* Your goal: Please write out the lines of the data exactly, beginning with the first and ending with the line containing "(0,0) rectangle (719,908);"; leave the pictures behind.
---------------
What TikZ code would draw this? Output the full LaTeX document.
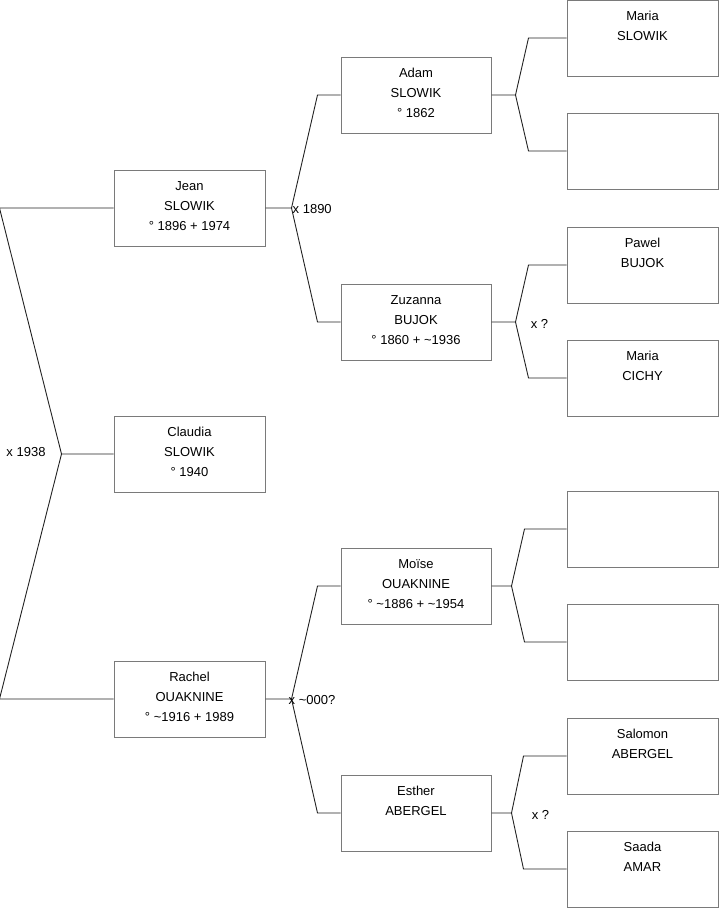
\documentclass[tikz,border=0pt]{standalone}
\usepackage{fontspec}
\setmainfont{Liberation Sans}
\definecolor{BoxGray}{HTML}{7a7a7a}
\definecolor{LinkBlack}{HTML}{222222}
% third line of a box: same height for every box, a little extra depth
\newcommand\dateline[1]{\vphantom{°1}#1\rule[-4pt]{0pt}{0pt}}

\begin{document}
\begin{tikzpicture}[x=1pt,y=-1pt,
  person/.style={draw=BoxGray,line width=1pt,minimum width=151pt,
    minimum height=76pt,inner sep=0pt,align=center,
    font=\fontsize{13}{20}\selectfont},
  link/.style={draw=LinkBlack,line width=0.9pt,line join=miter},
  union/.style={inner sep=0pt,font=\fontsize{13}{15}\selectfont}]
  \useasboundingbox (0,0) rectangle (719,908);

  % generation 1
  \node[person] (claudia) at (189.5,454)
    {Claudia\\SLOWIK\\\dateline{° 1940}};
  % generation 2
  \node[person] (jean) at (189.5,208)
    {Jean\\SLOWIK\\\dateline{° 1896 + 1974}};
  \node[person] (rachel) at (189.5,699)
    {Rachel\\OUAKNINE\\\dateline{° \textasciitilde1916 + 1989}};
  % generation 3
  \node[person,minimum width=150pt] (adam) at (416,95)
    {Adam\\SLOWIK\\\dateline{° 1862}};
  \node[person,minimum width=150pt] (zuzanna) at (416,322)
    {Zuzanna\\BUJOK\\\dateline{° 1860 + \textasciitilde1936}};
  \node[person,minimum width=150pt] (moise) at (416,586)
    {Moïse\\OUAKNINE\\\dateline{° \textasciitilde1886 + \textasciitilde1954}};
  \node[person,minimum width=150pt] (esther) at (416,813)
    {Esther\\ABERGEL\\\dateline{}};
  % generation 4
  \node[person] (mariaS) at (642.5,38) {Maria\\SLOWIK\\\dateline{}};
  \node[person] (adamM) at (642.5,151) {};
  \node[person] (pawel) at (642.5,265) {Pawel\\BUJOK\\\dateline{}};
  \node[person] (mariaC) at (642.5,378) {Maria\\CICHY\\\dateline{}};
  \node[person] (moiseF) at (642.5,529) {};
  \node[person] (moiseM) at (642.5,642) {};
  \node[person] (salomon) at (642.5,756) {Salomon\\ABERGEL\\\dateline{}};
  \node[person] (saada) at (642.5,869) {Saada\\AMAR\\\dateline{}};

  % couples
  \coordinate (cx) at ([xshift=-52pt]claudia.west);
  \draw[link] (claudia.west) -- (cx) -- ([xshift=-114pt]jean.west) -- (jean.west);
  \draw[link] (cx) -- ([xshift=-114pt]rachel.west) -- (rachel.west);
  \node[union] (cxl) at (26,452) {x 1938};

  \coordinate (jx) at ([xshift=26pt]jean.east);
  \draw[link] (jean.east) -- (jx) -- ([xshift=-23pt]adam.west) -- (adam.west);
  \draw[link] (jx) -- ([xshift=-23pt]zuzanna.west) -- (zuzanna.west);
  \node[union,anchor=west] (jxl) at ([xshift=1pt,yshift=-1pt]jx) {x 1890};

  \coordinate (rx) at ([xshift=26pt]rachel.east);
  \draw[link] (rachel.east) -- (rx) -- ([xshift=-23pt]moise.west) -- (moise.west);
  \draw[link] (rx) -- ([xshift=-23pt]esther.west) -- (esther.west);
  \node[union,anchor=west] (rxl) at ([xshift=-3pt,yshift=-1pt]rx) {x \textasciitilde000?};

  \coordinate (ax) at ([xshift=24pt]adam.east);
  \draw[link] (adam.east) -- (ax) -- ([xshift=-38pt]mariaS.west) -- (mariaS.west);
  \draw[link] (ax) -- ([xshift=-38pt]adamM.west) -- (adamM.west);

  \coordinate (zx) at ([xshift=24pt]zuzanna.east);
  \draw[link] (zuzanna.east) -- (zx) -- ([xshift=-38pt]pawel.west) -- (pawel.west);
  \draw[link] (zx) -- ([xshift=-38pt]mariaC.west) -- (mariaC.west);
  \node[union] (zxl) at ([xshift=24pt,yshift=-2pt]zx) {x ?};

  \coordinate (mx) at ([xshift=20pt]moise.east);
  \draw[link] (moise.east) -- (mx) -- ([xshift=-42pt]moiseF.west) -- (moiseF.west);
  \draw[link] (mx) -- ([xshift=-42pt]moiseM.west) -- (moiseM.west);

  \coordinate (ex) at ([xshift=20pt]esther.east);
  \draw[link] (esther.east) -- (ex) -- ([xshift=-43pt]salomon.west) -- (salomon.west);
  \draw[link] (ex) -- ([xshift=-43pt]saada.west) -- (saada.west);
  \node[union] (exl) at ([xshift=29pt,yshift=-2pt]ex) {x ?};
\end{tikzpicture}
\end{document}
---------------
* Task response:
What TikZ code would draw this? Output the full LaTeX document.
\documentclass[tikz,border=0pt]{standalone}
\usepackage{fontspec}
\setmainfont{Liberation Sans}
\definecolor{BoxGray}{HTML}{7a7a7a}
\definecolor{LinkBlack}{HTML}{222222}
% third line of a box: same height for every box, a little extra depth
\newcommand\dateline[1]{\vphantom{°1}#1\rule[-4pt]{0pt}{0pt}}

\begin{document}
\begin{tikzpicture}[x=1pt,y=-1pt,
  person/.style={draw=BoxGray,line width=1pt,minimum width=151pt,
    minimum height=76pt,inner sep=0pt,align=center,
    font=\fontsize{13}{20}\selectfont},
  link/.style={draw=LinkBlack,line width=0.9pt,line join=miter},
  union/.style={inner sep=0pt,font=\fontsize{13}{15}\selectfont}]
  \useasboundingbox (0,0) rectangle (719,908);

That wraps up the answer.